Ante esa situación, la Relatoría del Banco de 1997 hace una serie de propuestas que suenan demasiado conocidas: «acercar el Estado al pueblo», fomentar la «participación social»; y promueve programas con algún tipo de contrapartida y un trabajo ideológico para «dar a los pobres condiciones para que se conviertan en abogados más efectivos de sus propios intereses» (Mendes, 2009: 268-270). Ya en la Relatoría de 2001, ante el agravamiento de la situación social y la aparición de crisis políticas, recomienda el «fortalecimiento de la autonomía y el empoderamiento de los pobres» y «fomentar la movilización de los pobres en organizaciones locales para que fiscalicen las instituciones estatales, participen del proceso decisorio local y, así, colaboren para asegurar el primado de la ley en la vida cotidiana» (Mendes, 2009: 289).

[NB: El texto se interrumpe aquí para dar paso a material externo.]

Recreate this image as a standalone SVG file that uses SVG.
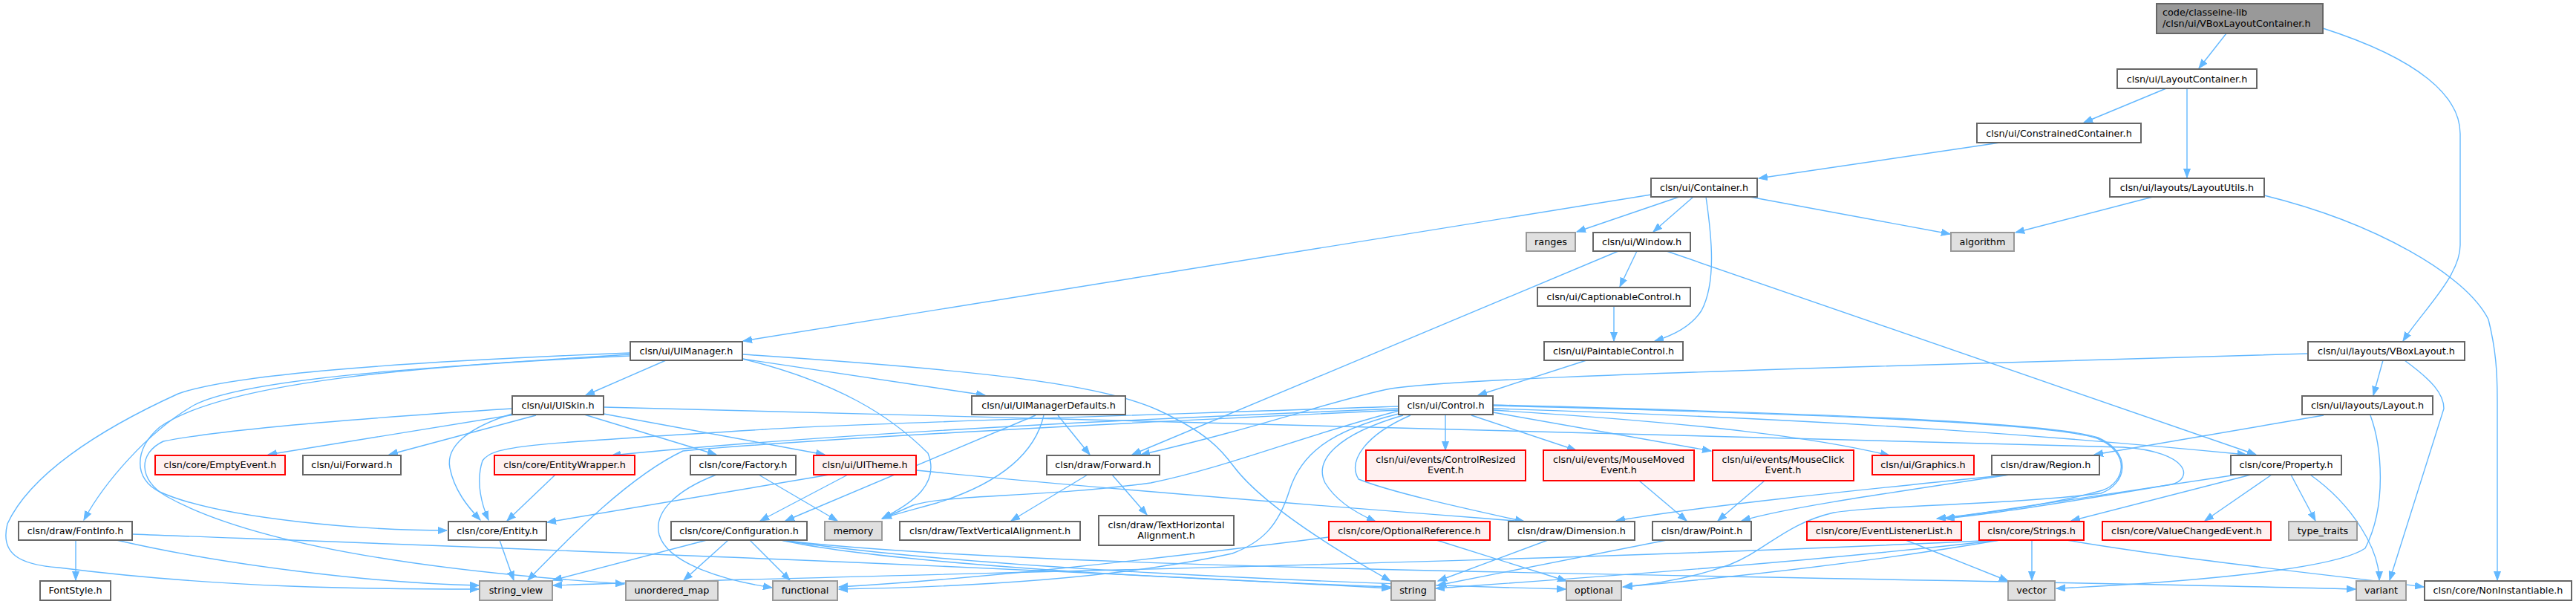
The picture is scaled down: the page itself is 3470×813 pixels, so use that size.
<svg xmlns="http://www.w3.org/2000/svg" width="3470" height="813" viewBox="0 0 3470 813">
<style>
.n rect{fill:#ffffff;stroke:#666666;stroke-width:2}
.r rect{fill:#fff0f0;stroke:#ff0000;stroke-width:2}
.g rect{fill:#e0e0e0;stroke:#999999;stroke-width:2}
.t rect{fill:#999999;stroke:#666666;stroke-width:2}
text{font-family:"DejaVu Sans","Liberation Sans",sans-serif;font-size:12.8px;fill:#000000;text-anchor:middle}
.t text{text-anchor:start}
#edges path{fill:none;stroke:#63b8ff;stroke-width:1.4;marker-end:url(#ah)}
</style>
<defs>
<marker id="ah" markerWidth="13" markerHeight="10" refX="12" refY="5" orient="auto" markerUnits="userSpaceOnUse">
<path d="M0,0.5 L12,5 L0,9.5 z" fill="#63b8ff" stroke="#63b8ff" stroke-width="1"/>
</marker>
</defs>
<rect width="3470" height="813" fill="#ffffff"/>
<g id="edges">
<path d="M2999,45 L2962,92"/>
<path d="M3129,38 C3260,80 3314,130 3314,180 L3314,330 C3314,372 3262,420 3237,459"/>
<path d="M2918,119 L2807,165"/>
<path d="M2946,119 L2946,239"/>
<path d="M3050,263 C3200,300 3322,370 3352,430 C3362,470 3364,500 3364,540 L3364,781"/>
<path d="M2694,192 L2369,240"/>
<path d="M2900,265 L2715,313"/>
<path d="M2262,265 L2124,312"/>
<path d="M2281,265 L2227,312"/>
<path d="M2357,265 L2627,315"/>
<path d="M2224,262 L1001,459"/>
<path d="M2298,265 C2306,320 2312,380 2292,418 C2278,440 2252,452 2229,459"/>
<path d="M2205,338 L2182,386"/>
<path d="M2180,338 L1525,612"/>
<path d="M2245,338 L3039,612"/>
<path d="M2174,412 L2174,459"/>
<path d="M2137,485 L1991,532"/>
<path d="M3210,485 L3197,532"/>
<path d="M3239,485 C3276,512 3292,530 3292,550 L3219,781"/>
<path d="M3109,476 L2530,493 C2200,503 1950,512 1874,523 C1800,537 1700,575 1537,612"/>
<path d="M3130,559 L2821,612"/>
<path d="M3193,559 C3208,600 3216,680 3186,738 C3140,770 2900,786 2770,792"/>
<path d="M897,485 L789,532"/>
<path d="M1000,483 L1327,532"/>
<path d="M849,477 C560,495 330,510 262,545 C200,580 140,650 113,700"/>
<path d="M849,475 C520,488 310,505 240,530 C130,580 40,640 10,705 C0,745 25,760 79,764 C300,792 500,793 645,793"/>
<path d="M849,479 C560,492 300,515 215,575 C180,605 180,645 215,662 C300,700 500,714 602,714"/>
<path d="M690,550 C500,562 300,578 220,594 C186,610 186,646 224,668 C350,738 600,770 841,786"/>
<path d="M1000,483 C1130,515 1200,560 1250,610 C1266,650 1232,676 1188,698"/>
<path d="M1000,477 C1300,497 1480,515 1560,552 C1625,582 1645,605 1662,628 C1705,685 1820,752 1873,782"/>
<path d="M712,555 L361,612"/>
<path d="M722,559 L524,612"/>
<path d="M690,557 C632,575 600,600 606,630 C612,660 630,682 647,700"/>
<path d="M787,558 L965,612"/>
<path d="M813,557 L1111,612"/>
<path d="M813,548 C1500,565 2300,588 2860,602 C2950,608 2955,645 2925,652 C2820,670 2700,690 2621,698"/>
<path d="M1884,547 C1500,560 1100,572 1030,578 C700,598 665,600 650,620 C640,650 650,682 658,700"/>
<path d="M1884,550 C1500,565 1100,585 824,613"/>
<path d="M1884,552 C1500,570 1100,590 920,607 C850,640 770,720 711,781"/>
<path d="M1884,553 C1760,585 1650,630 1550,650 C1400,670 1280,665 1230,680 C1212,688 1198,694 1189,698"/>
<path d="M1884,557 C1790,580 1752,612 1737,660 C1722,708 1700,730 1660,745 C1500,780 1300,790 1130,793"/>
<path d="M1890,559 C1800,585 1770,620 1785,650 C1800,675 1830,692 1853,702"/>
<path d="M1900,559 C1840,585 1815,620 1830,645 C1880,665 2000,690 2053,702"/>
<path d="M1947,559 L1947,606"/>
<path d="M1982,559 L2123,606"/>
<path d="M2011,555 L2305,607"/>
<path d="M2011,552 C2300,570 2450,590 2545,613"/>
<path d="M2011,550 C2500,565 2800,590 3026,612"/>
<path d="M2011,546 C2400,556 2760,568 2825,590 C2872,610 2862,650 2832,660 C2760,680 2680,690 2609,698"/>
<path d="M2011,545 C2400,555 2760,567 2826,589 C2874,610 2864,652 2830,664 C2700,680 2530,680 2470,690 C2405,705 2380,740 2330,760 C2280,778 2230,786 2187,790"/>
<path d="M1395,559 L1058,701"/>
<path d="M1406,559 C1392,620 1332,655 1262,677 C1230,686 1202,693 1189,698"/>
<path d="M1425,559 L1468,612"/>
<path d="M1022,639 L1128,701"/>
<path d="M965,639 C910,660 880,690 888,720 C900,760 980,782 1040,791"/>
<path d="M1142,639 L1024,701"/>
<path d="M1117,639 L737,703"/>
<path d="M1234,633 C1500,660 1900,690 2054,702"/>
<path d="M1465,639 L1362,701"/>
<path d="M1498,639 L1545,693"/>
<path d="M102,727 L102,781"/>
<path d="M157,727 C300,760 500,785 645,788"/>
<path d="M178,719 C600,735 1300,760 1873,792"/>
<path d="M673,727 L692,781"/>
<path d="M748,639 L683,701"/>
<path d="M952,727 L745,781"/>
<path d="M981,727 L921,781"/>
<path d="M1010,727 L1064,781"/>
<path d="M1052,727 C1200,760 1600,780 1873,790"/>
<path d="M1052,727 C1300,765 1800,785 2109,793"/>
<path d="M1052,727 C1400,770 2500,775 3173,793"/>
<path d="M1790,723 C1500,760 1300,780 1130,790"/>
<path d="M1935,727 L2110,782"/>
<path d="M2085,727 L1937,782"/>
<path d="M2245,727 L1936,788"/>
<path d="M2208,647 L2272,701"/>
<path d="M2377,647 L2314,701"/>
<path d="M2707,639 C2500,660 2300,680 2177,701"/>
<path d="M2707,639 C2500,670 2400,685 2346,701"/>
<path d="M3013,639 L2620,698"/>
<path d="M3032,639 L2790,701"/>
<path d="M3060,639 L2970,701"/>
<path d="M3086,639 L3119,701"/>
<path d="M3112,639 C3170,680 3205,740 3205,781"/>
<path d="M2567,727 L2705,782"/>
<path d="M2737,727 L2737,781"/>
<path d="M2694,727 C2400,760 2100,780 1934,792"/>
<path d="M2694,727 C2500,760 2300,780 2186,790"/>
<path d="M2784,727 C2950,755 3150,775 3265,790"/>
<path d="M2690,727 C2000,760 1200,772 745,788"/>
</g>
<g id="n_top" class="t"><rect x="2905" y="5" width="224" height="40"/><text x="2913" y="21">code/classeine-lib</text><text x="2913" y="36">/clsn/ui/VBoxLayoutContainer.h</text></g>
<g id="n_layoutcontainer" class="n"><rect x="2852" y="93" width="188" height="26"/><text x="2946" y="111">clsn/ui/LayoutContainer.h</text></g>
<g id="n_constrained" class="n"><rect x="2663" y="166" width="221" height="26"/><text x="2773.5" y="184">clsn/ui/ConstrainedContainer.h</text></g>
<g id="n_layoututils" class="n"><rect x="2842" y="240" width="208" height="25"/><text x="2946" y="257">clsn/ui/layouts/LayoutUtils.h</text></g>
<g id="n_container" class="n"><rect x="2224" y="240" width="143" height="25"/><text x="2295.5" y="257">clsn/ui/Container.h</text></g>
<g id="n_ranges" class="g"><rect x="2056" y="313" width="66" height="25"/><text x="2089" y="330">ranges</text></g>
<g id="n_window" class="n"><rect x="2146" y="313" width="131" height="25"/><text x="2211.5" y="330">clsn/ui/Window.h</text></g>
<g id="n_algorithm" class="g"><rect x="2628" y="313" width="85" height="25"/><text x="2670.5" y="330">algorithm</text></g>
<g id="n_captionable" class="n"><rect x="2071" y="387" width="206" height="25"/><text x="2174" y="404">clsn/ui/CaptionableControl.h</text></g>
<g id="n_paintable" class="n"><rect x="2080" y="460" width="187" height="25"/><text x="2173.5" y="477">clsn/ui/PaintableControl.h</text></g>
<g id="n_uimanager" class="n"><rect x="849" y="460" width="151" height="25"/><text x="924.5" y="477">clsn/ui/UIManager.h</text></g>
<g id="n_vboxlayout" class="n"><rect x="3109" y="460" width="211" height="25"/><text x="3214.5" y="477">clsn/ui/layouts/VBoxLayout.h</text></g>
<g id="n_uiskin" class="n"><rect x="690" y="533" width="123" height="25"/><text x="751.5" y="550">clsn/ui/UISkin.h</text></g>
<g id="n_uimdefaults" class="n"><rect x="1309" y="533" width="207" height="25"/><text x="1412.5" y="550">clsn/ui/UIManagerDefaults.h</text></g>
<g id="n_control" class="n"><rect x="1884" y="533" width="127" height="25"/><text x="1947.5" y="550">clsn/ui/Control.h</text></g>
<g id="n_layout" class="n"><rect x="3101" y="533" width="176" height="25"/><text x="3189" y="550">clsn/ui/layouts/Layout.h</text></g>
<g id="n_emptyevent" class="r"><rect x="209" y="613" width="175" height="26"/><text x="296.5" y="630">clsn/core/EmptyEvent.h</text></g>
<g id="n_uiforward" class="n"><rect x="408" y="613" width="132" height="26"/><text x="474" y="630">clsn/ui/Forward.h</text></g>
<g id="n_entitywrapper" class="r"><rect x="666" y="613" width="189" height="26"/><text x="760.5" y="630">clsn/core/EntityWrapper.h</text></g>
<g id="n_factory" class="n"><rect x="930" y="613" width="142" height="26"/><text x="1001" y="630">clsn/core/Factory.h</text></g>
<g id="n_uitheme" class="r"><rect x="1096" y="613" width="138" height="26"/><text x="1165" y="630">clsn/ui/UITheme.h</text></g>
<g id="n_drawforward" class="n"><rect x="1410" y="613" width="152" height="26"/><text x="1486" y="630">clsn/draw/Forward.h</text></g>
<g id="n_controlresized" class="r"><rect x="1840" y="606" width="215" height="41"/><text x="1947.5" y="623">clsn/ui/events/ControlResized</text><text x="1947.5" y="637">Event.h</text></g>
<g id="n_mousemoved" class="r"><rect x="2079" y="606" width="203" height="41"/><text x="2180.5" y="623">clsn/ui/events/MouseMoved</text><text x="2180.5" y="637">Event.h</text></g>
<g id="n_mouseclick" class="r"><rect x="2307" y="606" width="190" height="41"/><text x="2402" y="623">clsn/ui/events/MouseClick</text><text x="2402" y="637">Event.h</text></g>
<g id="n_graphics" class="r"><rect x="2522" y="613" width="137" height="26"/><text x="2590.5" y="630">clsn/ui/Graphics.h</text></g>
<g id="n_region" class="n"><rect x="2683" y="613" width="145" height="26"/><text x="2755.5" y="630">clsn/draw/Region.h</text></g>
<g id="n_property" class="n"><rect x="3005" y="613" width="149" height="26"/><text x="3079.5" y="630">clsn/core/Property.h</text></g>
<g id="n_fontinfo" class="n"><rect x="25" y="702" width="153" height="25"/><text x="101.5" y="719">clsn/draw/FontInfo.h</text></g>
<g id="n_entity" class="n"><rect x="604" y="702" width="132" height="25"/><text x="670" y="719">clsn/core/Entity.h</text></g>
<g id="n_configuration" class="n"><rect x="904" y="702" width="183" height="25"/><text x="995.5" y="719">clsn/core/Configuration.h</text></g>
<g id="n_memory" class="g"><rect x="1111" y="702" width="77" height="25"/><text x="1149.5" y="719">memory</text></g>
<g id="n_tva" class="n"><rect x="1212" y="702" width="243" height="25"/><text x="1333.5" y="719">clsn/draw/TextVerticalAlignment.h</text></g>
<g id="n_tha" class="n"><rect x="1480" y="694" width="182" height="40"/><text x="1571" y="711">clsn/draw/TextHorizontal</text><text x="1571" y="725">Alignment.h</text></g>
<g id="n_optionalref" class="r"><rect x="1790" y="702" width="217" height="25"/><text x="1898.5" y="719">clsn/core/OptionalReference.h</text></g>
<g id="n_dimension" class="n"><rect x="2032" y="702" width="170" height="25"/><text x="2117" y="719">clsn/draw/Dimension.h</text></g>
<g id="n_point" class="n"><rect x="2226" y="702" width="133" height="25"/><text x="2292.5" y="719">clsn/draw/Point.h</text></g>
<g id="n_eventlistenerlist" class="r"><rect x="2434" y="702" width="208" height="25"/><text x="2538" y="719">clsn/core/EventListenerList.h</text></g>
<g id="n_strings" class="r"><rect x="2666" y="702" width="141" height="25"/><text x="2736.5" y="719">clsn/core/Strings.h</text></g>
<g id="n_valuechanged" class="r"><rect x="2832" y="702" width="227" height="25"/><text x="2945.5" y="719">clsn/core/ValueChangedEvent.h</text></g>
<g id="n_typetraits" class="g"><rect x="3083" y="702" width="92" height="25"/><text x="3129" y="719">type_traits</text></g>
<g id="n_fontstyle" class="n"><rect x="54" y="782" width="95" height="26"/><text x="101.5" y="799">FontStyle.h</text></g>
<g id="n_string_view" class="g"><rect x="646" y="782" width="98" height="26"/><text x="695" y="799">string_view</text></g>
<g id="n_unordered_map" class="g"><rect x="843" y="782" width="124" height="26"/><text x="905" y="799">unordered_map</text></g>
<g id="n_functional" class="g"><rect x="1041" y="782" width="87" height="26"/><text x="1084.5" y="799">functional</text></g>
<g id="n_string" class="g"><rect x="1874" y="782" width="59" height="26"/><text x="1903.5" y="799">string</text></g>
<g id="n_optional" class="g"><rect x="2110" y="782" width="74" height="26"/><text x="2147" y="799">optional</text></g>
<g id="n_vector" class="g"><rect x="2705" y="782" width="63" height="26"/><text x="2736.5" y="799">vector</text></g>
<g id="n_variant" class="g"><rect x="3174" y="782" width="67" height="26"/><text x="3207.5" y="799">variant</text></g>
<g id="n_noninstantiable" class="n"><rect x="3266" y="782" width="198" height="26"/><text x="3365" y="799">clsn/core/NonInstantiable.h</text></g>
</svg>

Vale la pena recordar que en ese mismo período el Banco Mundial puso en marcha uno de sus proyectos más ambiciosos, el Proyecto de Desarrollo de los Pueblos Indios y Negros del Ecuador (PRODEPINE)1. El Banco venía de un monumental fracaso en México, donde el Programa Nacional de Solidaridad (PRONASOL) había quedado en evidencia al ser incapaz no sólo de frenar la insurrección indígena de Chiapas sino, según veremos, de haberse convertido en uno de los factores que la impulsaron.